朱花(はねづ)の月(2011年製作の映画)
1.0
【うーん・・・】

河瀬直美監督の映画は、よく分からないところがあるけど、それなりに面白いと長らく思ってきました。

だけど、『七夜待』を見て、どうかな、と思いました。どこかおかしくなっているというか、監督の作家性が悪い方向に向かっているように感じられた。

そして今回、この映画を見て、それが確信に変わりました。河瀬監督、もう少し考えてください。

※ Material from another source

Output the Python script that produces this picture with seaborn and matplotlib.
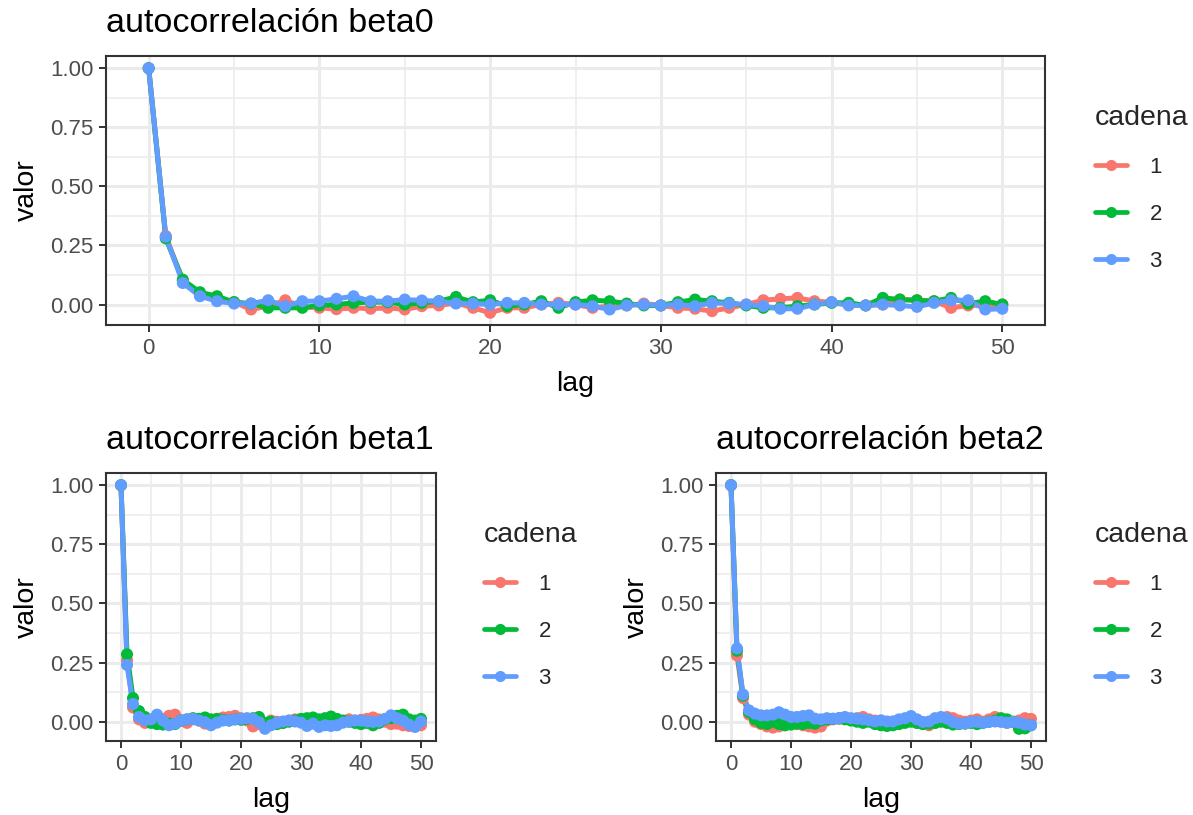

この映画、何がダメか。恋のお話なのに、全然恋の雰囲気がないこと。もともと河瀬監督の映画では人物はあまり重要ではない、というか、風景の一部としてしか意味がないような作りになっている。監督がどの程度それに自覚的だったかは知りませんがね。

ところがこの映画では恋と三角関係を、風景とコトバによって表現しようとしている。いちおう人物も出てくるのではありますが、特に三角関係の要になるはずの女性に全然恋の雰囲気がない。いくら古代大和の恋模様をコトバで出したって、映像がそれを裏切っているのではね。

別の言い方をすると、この映画、三角関係の話だとは、コトバを抜いたら分からないでしょうね。よく分からない映画であることが河瀬監督の強みだったとすれば、コトバを入れたことでそれが失われてしまったのです。